◆ Task requirements:
Output the full listing below exactly, without the pictures.

------ Information shown

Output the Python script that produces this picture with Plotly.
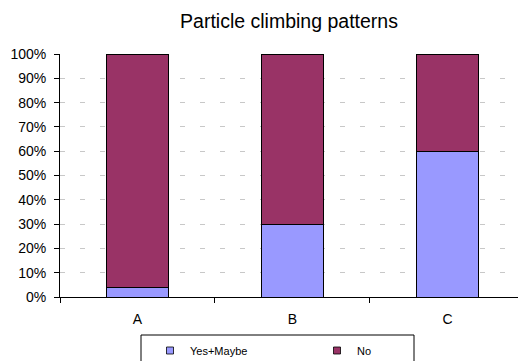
import plotly.graph_objects as go

categories = ["A", "B", "C"]
yes_maybe = [0.04, 0.30, 0.60]
no = [0.96, 0.70, 0.40]
y_ticks = [0, 0.1, 0.2, 0.3, 0.4, 0.5, 0.6, 0.7, 0.8, 0.9, 1.0]
y_tick_labels = ["0%", "10%", "20%", "30%", "40%", "50%", "60%", "70%", "80%", "90%", "100%"]

c_yes = "#9999FF"
c_no = "#993366"

W, H = 518, 361
ML, MR, MT, MB = 60, 0, 54, 64
PW, PH = W - ML - MR, H - MT - MB

fig = go.Figure()
fig.add_trace(go.Bar(x=categories, y=yes_maybe, name="Yes+Maybe", marker=dict(color=c_yes, line=dict(color="black", width=1)),
                     width=0.4, showlegend=False))
fig.add_trace(go.Bar(x=categories, y=no, name="No", marker=dict(color=c_no, line=dict(color="black", width=1)),
                     width=0.4, showlegend=False))
# legend entries
fig.add_trace(go.Scatter(x=[None], y=[None], mode="markers", name="Yes+Maybe",
                         marker=dict(symbol="square", size=7, color=c_yes, line=dict(color="black", width=0.8))))
fig.add_trace(go.Scatter(x=[None], y=[None], mode="markers", name="No",
                         marker=dict(symbol="square", size=7, color=c_no, line=dict(color="black", width=0.8))))

# legend frame
fig.add_shape(type="rect", xref="paper", yref="paper",
              x0=(141 - ML) / PW, x1=(414 - ML) / PW, y0=(MT + PH - 335) / PH, y1=(MT + PH - 370) / PH,
              line=dict(color="black", width=1), fillcolor="rgba(0,0,0,0)")

fig.update_layout(
    barmode="stack",
    width=W, height=H,
    margin=dict(l=ML, r=MR, t=MT, b=MB),
    plot_bgcolor="white", paper_bgcolor="white",
    font=dict(family="Liberation Sans, Arial, sans-serif", color="black", size=14),
    title=dict(text="Particle climbing patterns", x=0.5, xref="paper", xanchor="center", y=1 - 21/361, yanchor="middle",
               font=dict(size=19.5)),
    xaxis=dict(type="category", range=[-0.5, 2.455], showline=True, linecolor="black", linewidth=1,
               tickson="boundaries", ticks="outside", ticklen=5, tickcolor="black", showgrid=False,
               tickfont=dict(size=14), ticklabelstandoff=9),
    yaxis=dict(range=[0, 1], tickvals=y_ticks, ticktext=y_tick_labels, showline=True, linecolor="black", linewidth=1,
               ticks="outside", ticklen=5, tickcolor="black", showgrid=True, gridcolor="#c8c8c8", griddash="5px,15px",
               gridwidth=1, zeroline=False, tickfont=dict(size=14), ticklabelstandoff=5),
    legend=dict(orientation="h", xref="container", x=150/518, xanchor="left", yref="container", y=1 - 336/361, yanchor="top",
                borderwidth=0, entrywidth=122, traceorder="normal", font=dict(size=11), bgcolor="rgba(0,0,0,0)"),
)
fig.write_html("out.html")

------------

◆ Answer to the problem:
Output the Python script that produces this picture with Plotly.
import plotly.graph_objects as go

categories = ["A", "B", "C"]
yes_maybe = [0.04, 0.30, 0.60]
no = [0.96, 0.70, 0.40]
y_ticks = [0, 0.1, 0.2, 0.3, 0.4, 0.5, 0.6, 0.7, 0.8, 0.9, 1.0]
y_tick_labels = ["0%", "10%", "20%", "30%", "40%", "50%", "60%", "70%", "80%", "90%", "100%"]

c_yes = "#9999FF"
c_no = "#993366"

W, H = 518, 361
ML, MR, MT, MB = 60, 0, 54, 64
PW, PH = W - ML - MR, H - MT - MB

fig = go.Figure()
fig.add_trace(go.Bar(x=categories, y=yes_maybe, name="Yes+Maybe", marker=dict(color=c_yes, line=dict(color="black", width=1)),
                     width=0.4, showlegend=False))
fig.add_trace(go.Bar(x=categories, y=no, name="No", marker=dict(color=c_no, line=dict(color="black", width=1)),
                     width=0.4, showlegend=False))
# legend entries
fig.add_trace(go.Scatter(x=[None], y=[None], mode="markers", name="Yes+Maybe",
                         marker=dict(symbol="square", size=7, color=c_yes, line=dict(color="black", width=0.8))))
fig.add_trace(go.Scatter(x=[None], y=[None], mode="markers", name="No",
                         marker=dict(symbol="square", size=7, color=c_no, line=dict(color="black", width=0.8))))

# legend frame
fig.add_shape(type="rect", xref="paper", yref="paper",
              x0=(141 - ML) / PW, x1=(414 - ML) / PW, y0=(MT + PH - 335) / PH, y1=(MT + PH - 370) / PH,
              line=dict(color="black", width=1), fillcolor="rgba(0,0,0,0)")

fig.update_layout(
    barmode="stack",
    width=W, height=H,
    margin=dict(l=ML, r=MR, t=MT, b=MB),
    plot_bgcolor="white", paper_bgcolor="white",
    font=dict(family="Liberation Sans, Arial, sans-serif", color="black", size=14),
    title=dict(text="Particle climbing patterns", x=0.5, xref="paper", xanchor="center", y=1 - 21/361, yanchor="middle",
               font=dict(size=19.5)),
    xaxis=dict(type="category", range=[-0.5, 2.455], showline=True, linecolor="black", linewidth=1,
               tickson="boundaries", ticks="outside", ticklen=5, tickcolor="black", showgrid=False,
               tickfont=dict(size=14), ticklabelstandoff=9),
    yaxis=dict(range=[0, 1], tickvals=y_ticks, ticktext=y_tick_labels, showline=True, linecolor="black", linewidth=1,
               ticks="outside", ticklen=5, tickcolor="black", showgrid=True, gridcolor="#c8c8c8", griddash="5px,15px",
               gridwidth=1, zeroline=False, tickfont=dict(size=14), ticklabelstandoff=5),
    legend=dict(orientation="h", xref="container", x=150/518, xanchor="left", yref="container", y=1 - 336/361, yanchor="top",
                borderwidth=0, entrywidth=122, traceorder="normal", font=dict(size=11), bgcolor="rgba(0,0,0,0)"),
)
fig.write_html("out.html")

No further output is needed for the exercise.